— Start —

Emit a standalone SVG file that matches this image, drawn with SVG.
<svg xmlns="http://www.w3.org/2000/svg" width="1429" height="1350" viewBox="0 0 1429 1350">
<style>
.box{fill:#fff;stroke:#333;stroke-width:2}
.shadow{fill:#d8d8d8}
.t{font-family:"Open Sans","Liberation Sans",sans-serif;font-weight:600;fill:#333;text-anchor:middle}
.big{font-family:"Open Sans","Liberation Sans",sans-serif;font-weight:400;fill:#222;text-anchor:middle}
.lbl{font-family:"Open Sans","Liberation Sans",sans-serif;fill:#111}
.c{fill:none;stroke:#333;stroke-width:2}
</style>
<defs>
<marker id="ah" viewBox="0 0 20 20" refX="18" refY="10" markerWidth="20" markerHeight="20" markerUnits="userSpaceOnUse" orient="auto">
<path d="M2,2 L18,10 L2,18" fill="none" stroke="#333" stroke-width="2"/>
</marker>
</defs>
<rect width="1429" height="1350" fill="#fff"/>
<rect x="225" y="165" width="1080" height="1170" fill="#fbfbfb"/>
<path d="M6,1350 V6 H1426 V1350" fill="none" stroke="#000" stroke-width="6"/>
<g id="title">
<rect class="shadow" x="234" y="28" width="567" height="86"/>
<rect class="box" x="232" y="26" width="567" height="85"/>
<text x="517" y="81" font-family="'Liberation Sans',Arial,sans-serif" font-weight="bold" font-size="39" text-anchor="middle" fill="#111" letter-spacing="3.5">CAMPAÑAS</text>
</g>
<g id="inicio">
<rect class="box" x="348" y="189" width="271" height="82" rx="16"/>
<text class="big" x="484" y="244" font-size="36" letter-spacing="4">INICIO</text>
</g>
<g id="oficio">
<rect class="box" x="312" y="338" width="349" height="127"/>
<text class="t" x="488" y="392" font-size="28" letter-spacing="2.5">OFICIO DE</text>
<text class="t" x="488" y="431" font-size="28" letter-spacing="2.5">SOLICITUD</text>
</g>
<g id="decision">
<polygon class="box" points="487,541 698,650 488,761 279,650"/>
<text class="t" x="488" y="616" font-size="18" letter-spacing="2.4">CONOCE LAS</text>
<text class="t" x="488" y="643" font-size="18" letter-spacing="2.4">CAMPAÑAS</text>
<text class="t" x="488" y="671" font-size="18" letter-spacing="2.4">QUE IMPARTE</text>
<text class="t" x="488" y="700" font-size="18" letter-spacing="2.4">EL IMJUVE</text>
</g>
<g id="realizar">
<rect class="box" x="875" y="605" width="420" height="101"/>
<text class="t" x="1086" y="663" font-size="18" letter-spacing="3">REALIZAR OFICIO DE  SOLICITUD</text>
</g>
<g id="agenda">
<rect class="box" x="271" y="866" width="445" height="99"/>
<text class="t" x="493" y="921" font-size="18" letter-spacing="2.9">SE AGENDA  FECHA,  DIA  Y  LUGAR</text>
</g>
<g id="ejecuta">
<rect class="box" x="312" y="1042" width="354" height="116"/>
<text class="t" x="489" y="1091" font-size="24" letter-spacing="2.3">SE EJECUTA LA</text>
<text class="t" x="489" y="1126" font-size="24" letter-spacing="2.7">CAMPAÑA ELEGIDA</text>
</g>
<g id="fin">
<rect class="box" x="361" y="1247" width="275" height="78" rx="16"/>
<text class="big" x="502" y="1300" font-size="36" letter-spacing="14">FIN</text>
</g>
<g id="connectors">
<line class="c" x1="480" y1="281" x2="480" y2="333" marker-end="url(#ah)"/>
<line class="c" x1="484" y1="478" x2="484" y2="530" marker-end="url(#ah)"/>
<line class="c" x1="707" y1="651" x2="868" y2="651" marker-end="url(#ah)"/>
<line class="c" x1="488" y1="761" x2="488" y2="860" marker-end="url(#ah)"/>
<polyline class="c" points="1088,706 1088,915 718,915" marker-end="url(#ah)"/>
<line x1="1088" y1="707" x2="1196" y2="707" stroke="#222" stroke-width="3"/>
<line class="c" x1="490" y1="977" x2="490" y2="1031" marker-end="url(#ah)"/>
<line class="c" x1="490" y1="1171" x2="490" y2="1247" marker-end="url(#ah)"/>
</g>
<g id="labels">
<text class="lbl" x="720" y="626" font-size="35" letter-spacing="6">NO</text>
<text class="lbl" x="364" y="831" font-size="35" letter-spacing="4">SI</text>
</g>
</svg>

— End —

#### [TO BE DONE]
Write out the entire listing exactly.

#### [COMPLETED TASK]
Emit a standalone SVG file that matches this image, drawn with SVG.
<svg xmlns="http://www.w3.org/2000/svg" width="1429" height="1350" viewBox="0 0 1429 1350">
<style>
.box{fill:#fff;stroke:#333;stroke-width:2}
.shadow{fill:#d8d8d8}
.t{font-family:"Open Sans","Liberation Sans",sans-serif;font-weight:600;fill:#333;text-anchor:middle}
.big{font-family:"Open Sans","Liberation Sans",sans-serif;font-weight:400;fill:#222;text-anchor:middle}
.lbl{font-family:"Open Sans","Liberation Sans",sans-serif;fill:#111}
.c{fill:none;stroke:#333;stroke-width:2}
</style>
<defs>
<marker id="ah" viewBox="0 0 20 20" refX="18" refY="10" markerWidth="20" markerHeight="20" markerUnits="userSpaceOnUse" orient="auto">
<path d="M2,2 L18,10 L2,18" fill="none" stroke="#333" stroke-width="2"/>
</marker>
</defs>
<rect width="1429" height="1350" fill="#fff"/>
<rect x="225" y="165" width="1080" height="1170" fill="#fbfbfb"/>
<path d="M6,1350 V6 H1426 V1350" fill="none" stroke="#000" stroke-width="6"/>
<g id="title">
<rect class="shadow" x="234" y="28" width="567" height="86"/>
<rect class="box" x="232" y="26" width="567" height="85"/>
<text x="517" y="81" font-family="'Liberation Sans',Arial,sans-serif" font-weight="bold" font-size="39" text-anchor="middle" fill="#111" letter-spacing="3.5">CAMPAÑAS</text>
</g>
<g id="inicio">
<rect class="box" x="348" y="189" width="271" height="82" rx="16"/>
<text class="big" x="484" y="244" font-size="36" letter-spacing="4">INICIO</text>
</g>
<g id="oficio">
<rect class="box" x="312" y="338" width="349" height="127"/>
<text class="t" x="488" y="392" font-size="28" letter-spacing="2.5">OFICIO DE</text>
<text class="t" x="488" y="431" font-size="28" letter-spacing="2.5">SOLICITUD</text>
</g>
<g id="decision">
<polygon class="box" points="487,541 698,650 488,761 279,650"/>
<text class="t" x="488" y="616" font-size="18" letter-spacing="2.4">CONOCE LAS</text>
<text class="t" x="488" y="643" font-size="18" letter-spacing="2.4">CAMPAÑAS</text>
<text class="t" x="488" y="671" font-size="18" letter-spacing="2.4">QUE IMPARTE</text>
<text class="t" x="488" y="700" font-size="18" letter-spacing="2.4">EL IMJUVE</text>
</g>
<g id="realizar">
<rect class="box" x="875" y="605" width="420" height="101"/>
<text class="t" x="1086" y="663" font-size="18" letter-spacing="3">REALIZAR OFICIO DE  SOLICITUD</text>
</g>
<g id="agenda">
<rect class="box" x="271" y="866" width="445" height="99"/>
<text class="t" x="493" y="921" font-size="18" letter-spacing="2.9">SE AGENDA  FECHA,  DIA  Y  LUGAR</text>
</g>
<g id="ejecuta">
<rect class="box" x="312" y="1042" width="354" height="116"/>
<text class="t" x="489" y="1091" font-size="24" letter-spacing="2.3">SE EJECUTA LA</text>
<text class="t" x="489" y="1126" font-size="24" letter-spacing="2.7">CAMPAÑA ELEGIDA</text>
</g>
<g id="fin">
<rect class="box" x="361" y="1247" width="275" height="78" rx="16"/>
<text class="big" x="502" y="1300" font-size="36" letter-spacing="14">FIN</text>
</g>
<g id="connectors">
<line class="c" x1="480" y1="281" x2="480" y2="333" marker-end="url(#ah)"/>
<line class="c" x1="484" y1="478" x2="484" y2="530" marker-end="url(#ah)"/>
<line class="c" x1="707" y1="651" x2="868" y2="651" marker-end="url(#ah)"/>
<line class="c" x1="488" y1="761" x2="488" y2="860" marker-end="url(#ah)"/>
<polyline class="c" points="1088,706 1088,915 718,915" marker-end="url(#ah)"/>
<line x1="1088" y1="707" x2="1196" y2="707" stroke="#222" stroke-width="3"/>
<line class="c" x1="490" y1="977" x2="490" y2="1031" marker-end="url(#ah)"/>
<line class="c" x1="490" y1="1171" x2="490" y2="1247" marker-end="url(#ah)"/>
</g>
<g id="labels">
<text class="lbl" x="720" y="626" font-size="35" letter-spacing="6">NO</text>
<text class="lbl" x="364" y="831" font-size="35" letter-spacing="4">SI</text>
</g>
</svg>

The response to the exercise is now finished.